I only know a handful of movies with anything near the emotional power of this movie moment. Only this one didn’t premiere in cinemas.
It happened on TV, on the evening of May 24, 2009.
[UPDATE: Here’s a great interview with Bryan Cranston about this scene.]
by Karel Segers
Spoiler warning for season 2!
I’m really a movie person and the only series I watched religiously before 2000 was Twin Peaks. That’s one series in twenty years. Over the past ten years, I’ve had less time, I kicked out my TV set, yet I’ve watched more than ten times the amount of TV drama. Because that’s where the action is.

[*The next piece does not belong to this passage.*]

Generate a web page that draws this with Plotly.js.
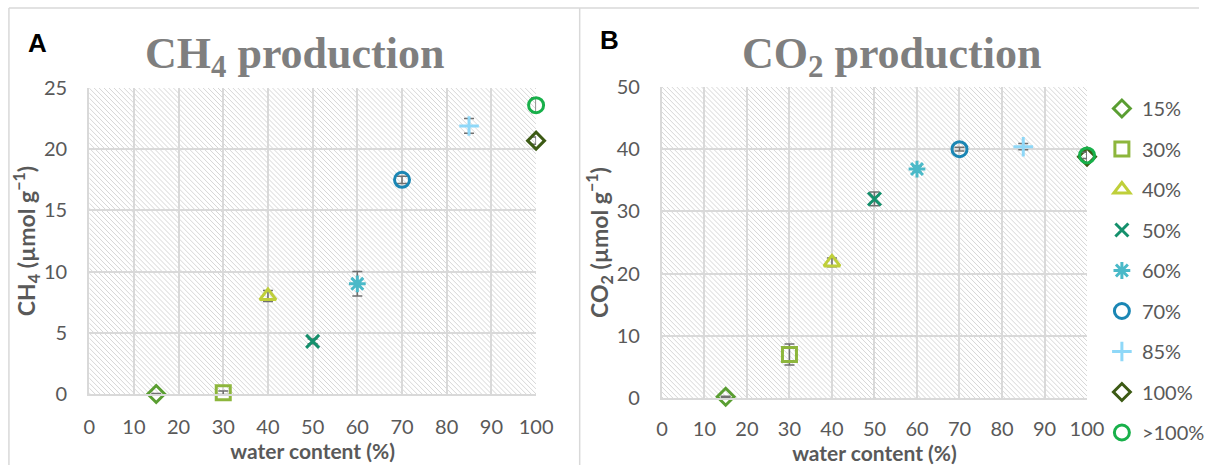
<!DOCTYPE html>
<html>
<head>
<meta charset="utf-8">
<script src="https://cdn.plot.ly/plotly-3.0.1.min.js"></script>
<style>html,body{margin:0;padding:0;background:#fff;}#chart{width:1210px;height:465px;}</style>
</head>
<body>
<div id="chart"></div>
<script>
// ---- data ----
const labels = ['15%', '30%', '40%', '50%', '60%', '70%', '85%', '100%', '>100%'];
const waterX = [15, 30, 40, 50, 60, 70, 85, 100, 100];
const ch4 = [0, 0.1, 8.0, 4.3, 9.0, 17.5, 21.9, 20.7, 23.6];
const ch4Err = [0.05, 0.15, 0.45, 0.2, 1.0, 0.3, 0.6, 0.3, 0.6];
const co2 = [0.2, 7.0, 21.8, 32.0, 36.8, 40.0, 40.4, 38.8, 39.0];
const co2Err = [0.1, 1.7, 0.7, 1.1, 0.5, 0.3, 0.5, 0.8, 0.5];
const xTicks = [0, 10, 20, 30, 40, 50, 60, 70, 80, 90, 100];
const ch4Ticks = [0, 5, 10, 15, 20, 25];
const co2Ticks = [0, 10, 20, 30, 40, 50];

// ---- styles ----
const colors = ['#5a9e32', '#8db63c', '#bfcf3a', '#14906c', '#4ab9c8', '#1a86b4', '#8fd8f8', '#3c5a14', '#18b04a'];
const symbols = ['diamond-open', 'square-open', 'triangle-up-open', 'x-thin-open', 'asterisk-open', 'circle-open', 'cross-thin-open', 'diamond-open', 'circle-open'];
const sizes = [13, 14, 14, 13, 14, 15, 14, 13, 15];

const W = 1210, H = 465;
const A = {l: 90, r: 541, t: 88, b: 394};
const B = {l: 668, r: 1097, t: 87, b: 398};
const px = v => v / W, py = v => 1 - v / H;

function hatch(w, h) {
  const svg = `<svg xmlns="http://www.w3.org/2000/svg" width="${w}" height="${h}"><defs><pattern id="p" patternUnits="userSpaceOnUse" width="5" height="5"><path d="M-1,-1 L6,6 M-1,4 L1,6 M4,-1 L6,1" stroke="#d6d6d6" stroke-width="1"/></pattern></defs><rect width="${w}" height="${h}" fill="#fff"/><rect width="${w}" height="${h}" fill="url(#p)"/></svg>`;
  return 'data:image/svg+xml;base64,' + btoa(svg);
}

const traces = [];
labels.forEach((lab, i) => {
  const mk = {symbol: symbols[i], size: sizes[i], color: colors[i], line: {color: colors[i], width: 3}};
  const eb = (arr) => ({type: 'data', array: [arr[i]], visible: true, color: '#707070', thickness: 1.5, width: 5});
  traces.push({
    type: 'scatter', mode: 'markers', x: [waterX[i]], y: [ch4[i]], xaxis: 'x', yaxis: 'y',
    marker: mk, error_y: eb(ch4Err), showlegend: false, cliponaxis: false, name: lab, legendgroup: 'g' + i
  });
  traces.push({
    type: 'scatter', mode: 'markers', x: [waterX[i]], y: [co2[i]], xaxis: 'x2', yaxis: 'y2',
    marker: mk, error_y: eb(co2Err), showlegend: true, cliponaxis: false, name: lab, legendgroup: 'g' + i
  });
});

const tickFont = {family: 'Lato, sans-serif', size: 20, color: '#595959'};
const xTitleFont = {family: 'Lato, sans-serif', size: 21, color: '#595959'};
const yTitleFont = {family: 'Lato, sans-serif', size: 23, color: '#595959'};
const axBase = {
  showgrid: true, gridcolor: '#d9d9d9', gridwidth: 2, zeroline: false, automargin: false,
  showline: true, linecolor: '#d9d9d9', linewidth: 2, mirror: false,
  ticks: 'outside', tickcolor: 'rgba(0,0,0,0)', tickfont: tickFont, fixedrange: true
};

const layout = {
  width: W, height: H, margin: {l: 0, r: 0, t: 0, b: 0, pad: 0},
  paper_bgcolor: '#fff', plot_bgcolor: 'rgba(0,0,0,0)',
  font: {family: 'Lato, sans-serif', color: '#595959'},
  xaxis: Object.assign({}, axBase, {domain: [px(A.l), px(A.r)], range: [0, 100], tickvals: xTicks, ticklen: 14, anchor: 'y',
    title: {text: '<b>water content (%)</b>', font: xTitleFont, standoff: 0}}),
  yaxis: Object.assign({}, axBase, {domain: [py(A.b), py(A.t)], range: [0, 25], tickvals: ch4Ticks, ticklen: 16, anchor: 'x',
    title: {text: '<b>CH<sub>4</sub> (µmol g<sup>−1</sup>)</b>', font: yTitleFont, standoff: 2}}),
  xaxis2: Object.assign({}, axBase, {domain: [px(B.l), px(B.r)], range: [0, 100], tickvals: xTicks, ticklen: 12, anchor: 'y2',
    title: {text: '<b>water content (%)</b>', font: xTitleFont, standoff: 0}}),
  yaxis2: Object.assign({}, axBase, {domain: [py(B.b), py(B.t)], range: [0, 50], tickvals: co2Ticks, ticklen: 16, anchor: 'x2',
    title: {text: '<b>CO<sub>2</sub> (µmol g<sup>−1</sup>)</b>', font: yTitleFont, standoff: 2}}),
  legend: {x: px(1112), y: py(89), xanchor: 'left', yanchor: 'top', bgcolor: 'rgba(0,0,0,0)',
    font: {family: 'Lato, sans-serif', size: 20, color: '#595959'}, tracegroupgap: 11.5, itemwidth: 30, traceorder: 'grouped'},
  images: [
    {source: hatch(A.r - A.l, A.b - A.t), xref: 'paper', yref: 'paper', x: px(A.l), y: py(A.t), sizex: (A.r - A.l) / W, sizey: (A.b - A.t) / H,
      xanchor: 'left', yanchor: 'top', sizing: 'stretch', layer: 'below'},
    {source: hatch(B.r - B.l, B.b - B.t), xref: 'paper', yref: 'paper', x: px(B.l), y: py(B.t), sizex: (B.r - B.l) / W, sizey: (B.b - B.t) / H,
      xanchor: 'left', yanchor: 'top', sizing: 'stretch', layer: 'below'}
  ],
  shapes: [
    {type: 'line', xref: 'paper', yref: 'paper', x0: px(9), x1: 1, y0: py(8), y1: py(8), line: {color: '#d9d9d9', width: 1.5}},
    {type: 'line', xref: 'paper', yref: 'paper', x0: px(9), x1: px(9), y0: py(8), y1: 0, line: {color: '#d9d9d9', width: 1.5}},
    {type: 'line', xref: 'paper', yref: 'paper', x0: px(585), x1: px(585), y0: py(8), y1: 0, line: {color: '#d9d9d9', width: 1.5}}
  ],
  annotations: [
    {text: '<b>CH<sub>4</sub> production</b>', xref: 'paper', yref: 'paper', x: px(297), y: py(56), showarrow: false,
      font: {family: 'Liberation Serif, serif', size: 44, color: '#7f7f7f'}, xanchor: 'center', yanchor: 'middle'},
    {text: '<b>CO<sub>2</sub> production</b>', xref: 'paper', yref: 'paper', x: px(900), y: py(56), showarrow: false,
      font: {family: 'Liberation Serif, serif', size: 44, color: '#7f7f7f'}, xanchor: 'center', yanchor: 'middle'},
    {text: '<b>A</b>', xref: 'paper', yref: 'paper', x: px(38), y: py(43), showarrow: false,
      font: {family: 'Liberation Sans, sans-serif', size: 26, color: '#000'}, xanchor: 'center', yanchor: 'middle'},
    {text: '<b>B</b>', xref: 'paper', yref: 'paper', x: px(615), y: py(40), showarrow: false,
      font: {family: 'Liberation Sans, sans-serif', size: 26, color: '#000'}, xanchor: 'center', yanchor: 'middle'}
  ]
};

Plotly.newPlot('chart', traces, layout, {displayModeBar: false, staticPlot: true});
</script>
</body>
</html>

When Walter White delivered his speech about chemistry in the pilot episode of Breaking Bad, the screenwriting fan in me could sense we were in for a treat. “Chemistry is the study of … change.” This brand spanking new TV character was talking about himself – only he didn’t know. Vince Gilligan, writer/creator did, damn well.
I had only just completed the final episode of The Wire when I was introduced to Breaking Bad on DVD. In The Wire, Jim McNulty ultimately redeems himself and changes in three fundamental ways. Now here was Walter White and with him the promise of yet another changing TV hero.

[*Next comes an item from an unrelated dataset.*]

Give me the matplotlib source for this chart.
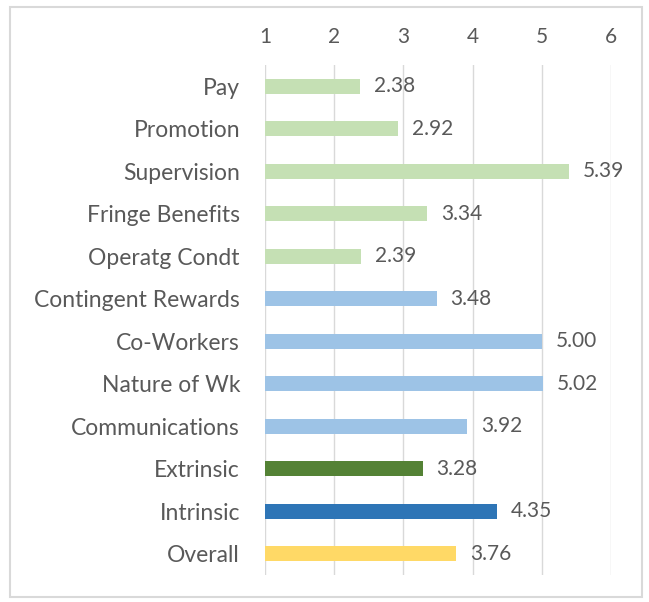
import matplotlib.pyplot as plt
from matplotlib.patches import Rectangle

categories = ['Pay', 'Promotion', 'Supervision', 'Fringe Benefits', 'Operatg Condt',
              'Contingent Rewards', 'Co-Workers', 'Nature of Wk', 'Communications',
              'Extrinsic', 'Intrinsic', 'Overall']
values = [2.38, 2.92, 5.39, 3.34, 2.39, 3.48, 5.00, 5.02, 3.92, 3.28, 4.35, 3.76]
colors = ['#C5E0B4'] * 5 + ['#9DC3E6'] * 4 + ['#548235', '#2E75B6', '#FFD966']
ticks = [1, 2, 3, 4, 5, 6]

plt.rcParams['font.family'] = ['Lato', 'DejaVu Sans']
txt = '#595959'

fig = plt.figure(figsize=(6.49, 6.02), dpi=100)
ax = fig.add_axes([265 / 649, 1 - 575 / 602, (611 - 265) / 649, (575 - 65) / 602])

ypos = list(range(len(categories)))
ax.barh(ypos, [v - 1 for v in values], left=1, height=0.36, color=colors, zorder=2)
for y, v in zip(ypos, values):
    ax.text(v + 0.2, y, f'{v:.2f}', va='center', ha='left', fontsize=15, color=txt)

ax.set_xlim(1, 6)
ax.set_ylim(len(categories) - 0.5, -0.5)
ax.set_xticks(ticks)
ax.set_yticks(ypos)
ax.set_yticklabels(categories, fontsize=16.5)
ax.xaxis.tick_top()
ax.tick_params(axis='both', length=0, colors=txt)
ax.tick_params(axis='x', pad=13, labelsize=15)
ax.tick_params(axis='y', pad=18)
ax.grid(axis='x', color='#D9D9D9', linewidth=1, zorder=0)
for s in ax.spines.values():
    s.set_visible(False)

fig.patches.append(Rectangle((10 / 649, 5 / 602), 632 / 649, 590 / 602,
                             transform=fig.transFigure, fill=False,
                             edgecolor='#D9D9D9', linewidth=1.5))

fig.savefig('out.png', dpi=100)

To hell with the naysayers claiming character change doesn’t matter. When will you wake up?
THE CENTRAL QUESTION
If you want to learn something important about screen drama that many don’t get, listen carefully. In the greatest screen stories – and Breaking Bad is a class example – the most important question is not ‘will the hero achieve the goal?’ or even ‘how will the hero achieve the goal’? The real dramatic question is: “what is s/he prepared to do?”
To hell with the naysayers claiming character change doesn’t matter.
When will you wake up?
The most interesting characters are those that need to change their ways – and/or the world – before they can get what they want. Walter White wants to make enough money for his family to be comfortable before he dies. From episode to episode, from season to season the same question pushes this character: Later, his goal may shift and perhaps it is no longer about looking after his family. Still, whatever the goal, that central question remains: How far is Walt prepared to go? This is really what draws us in and keeps us glued.
Ask a fan about their favourite season and they’ll say: the last. Season 4 was driven by the mythical shadow character of Gustavo Fring, without any doubt one of most frightening villains ever.
(Random name drop: I had breakfast with Giancarlo Esposito once. He’s so lovely I could eat him.)
The real dramatic question is:
“what is s/he prepared to do?”
My favourite is Season 2. I loved the mystery of the teasers, the demise of Tuco and the introduction of Saul Goodman, Gus Fring and Mike but above all: femme fatale Jane Margolis. Jane is a mesmerising character and we completely understand Jesse’s infatuation with her. A perfection setup for the horror where she is cruelly ripped away from him and out of the series.
Jesse has been caught in the seductive web spun by Jane and his downward spiral is happening right in front of Walt’s eyes. That night, Walt goes to Jesse’s place and finds the two deep asleep, spooning in a post-trip stupor. From here, every detail matters… Walt turns Jesse over and as a result Jane rolls on her back – a chilling payoff of the scene where Skyler turns her little baby daughter on her side, earlier in the episode. A moment later Jane coughs… She vomits and starts choking. Walt reacts… but hesitates. He thinks, watches and…lets it happen, allowing Jane to die.
There are so many reasons why this scene is just phenomenally powerful. First, it has been prepared carefully and Walt’s action pays off on many levels. At the beginning of the episode, his daughter is born. At the end, he kills the daughter of the man he has just had a profound conversation with at the bar. In the next episode, which concludes the season, his action will have a (literal) fallout with mythical dimensions.
This is not just TV drama. This is the building of a screen myth.
This is not just TV drama.
This is the building of a screen myth.
Here is a main character who has reached his lowest point and his decision not to act is more powerful than any action I’ve seen on the big screen for a long time.
Walt has made a clear choice, answering the question “How far are you prepared to go?”